И как мог народ, только лесять процентов которого знали грамоту, мог выбирать политическую систему, знал, видимо, только один Рауф.
Помимо теперь уже бывших друзей против Кемаля непробиваемой стеной стояли консерваторы, осторожные сторонники умеренной политики, личные противники Кемаля и депутаты, смешивающие личные интересы и жизненно важные вопросы.
И эту стену надо было пробить в условиях теперь уже правительственного кризиса.
24 октября Фетхи покинул пост министра внутренних дел, который он совмещал с должностью председателя Совета министров.
На следующий день ушел в отставку Али Фуад.
25 октября меджлис избрал спикером Рауфа.
Кандидат от правительства на важный пост министра внутренних дел проиграл представителю внутренней оппозиции в Народной партии.
Кемаль был недоволен.
Он собрал министров в Чанкайя и потребовал от них не только уйти в отставку, но и отказаться от повторных выборов в новую администрацию.

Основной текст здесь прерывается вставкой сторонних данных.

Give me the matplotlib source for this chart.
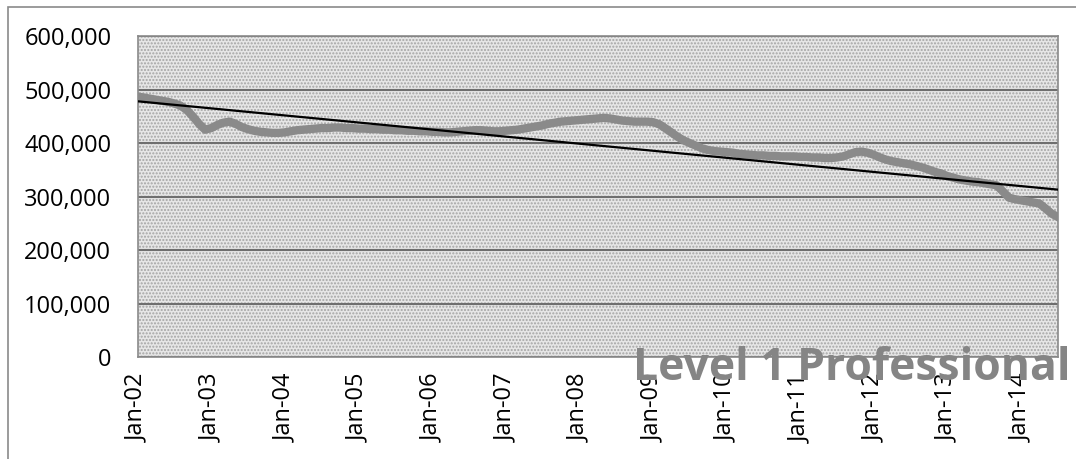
import numpy as np
import pandas as pd
import matplotlib
matplotlib.use("Agg")
import matplotlib.pyplot as plt
import matplotlib.dates as mdates
from matplotlib.ticker import FuncFormatter, MultipleLocator
from matplotlib.patches import Rectangle

plt.rcParams['font.family'] = ['Open Sans', 'DejaVu Sans']

# monthly values, Jan 2002 .. Jul 2014
v2002 = [487, 485, 483, 481, 479, 477, 474, 470, 462, 450, 436, 425]
v2003 = [428, 434, 438, 440, 436, 430, 426, 423, 421, 420, 419, 419]
v2004 = [420, 422, 424, 425, 426, 427, 428, 428, 429, 429, 428, 428]
v2005 = [427, 427, 426, 426, 425, 425, 424, 424, 423, 423, 422, 422]
v2006 = [421, 421, 420, 420, 421, 422, 423, 424, 424, 423, 422, 422]
v2007 = [423, 424, 425, 427, 429, 431, 433, 436, 438, 440, 441, 442]
v2008 = [443, 444, 445, 446, 447, 446, 444, 442, 441, 440, 440, 440]
v2009 = [439, 435, 428, 420, 412, 405, 400, 395, 390, 387, 385, 384]
v2010 = [383, 382, 380, 379, 378, 377, 377, 376, 376, 375, 375, 375]
v2011 = [374, 374, 373, 373, 372, 372, 373, 375, 379, 383, 384, 382]
v2012 = [378, 373, 369, 366, 364, 362, 360, 357, 354, 350, 346, 343]
v2013 = [338, 335, 332, 330, 328, 327, 325, 323, 321, 310, 298, 295]
v2014 = [293, 291, 289, 287, 278, 268, 262]

values = np.array(v2002 + v2003 + v2004 + v2005 + v2006 + v2007 + v2008 +
                  v2009 + v2010 + v2011 + v2012 + v2013 + v2014) * 1000
dates = pd.date_range('2002-01-01', periods=len(values), freq='MS')

# linear trend line, start and end values
trend_values = [478000, 313000]

label_text = 'Level 1 Professional'

fig = plt.figure(figsize=(10.76, 4.59), dpi=100)
ax = fig.add_axes([0.128, 0.222, 0.855, 0.6995])

# stippled plot area
ax.set_facecolor('#e6e6e6')
ax.patch.set_hatch('.....')
ax.patch.set_edgecolor('#a4a4a4')
ax.patch.set_linewidth(0)

ax.plot(dates, values, color='#8a8a8a', lw=6, solid_joinstyle='round', zorder=3)
ax.plot([dates[0], dates[-1]], trend_values, color='black', lw=1.6, zorder=4)

ax.set_ylim(0, 600000)
ax.set_xlim(dates[0], dates[-1])
ax.yaxis.set_major_locator(MultipleLocator(100000))
ax.yaxis.set_major_formatter(FuncFormatter(lambda v, p: f'{int(v):,}'))
ax.grid(axis='y', color='#6e6e6e', lw=1.5, zorder=1)
ax.set_axisbelow(True)

ax.xaxis.set_major_locator(mdates.YearLocator())
ax.xaxis.set_major_formatter(mdates.DateFormatter('Jan-%y'))
plt.setp(ax.get_xticklabels(), rotation=90, fontsize=17)
plt.setp(ax.get_yticklabels(), fontsize=17)
ax.tick_params(axis='both', length=0)
ax.tick_params(axis='y', pad=19)
ax.tick_params(axis='x', pad=12)

for s in ax.spines.values():
    s.set_color('#8a8a8a')
    s.set_linewidth(1.2)

# chart area border
fig.patches.append(Rectangle((8 / 1076, -0.1), 1.2, 1.1 - 7 / 459,
                             transform=fig.transFigure, fill=False,
                             edgecolor='#8a8a8a', lw=1.2))

fig.text(0.588, 0.172, label_text, fontsize=32, fontweight='bold',
         color='#858585', va='baseline', ha='left', zorder=10)

plt.savefig('out.png', dpi=100)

Конечно, Али Фетхи не хотел уходить, но противиться воле своего старого приятеля не посмел.
— В выбранном меджлисом правительстве, — к удовлетворению Кемаля заявил он, — не может быть порядка!
27 октября правительство с согласия Кемаля ушло в отставку.
Все были растеряны.
Руководители Народной партии судорожно пыталась подобрать новый состав правительства и нового премьр-министра.
С этими предложенями они и пришли к Кемалю.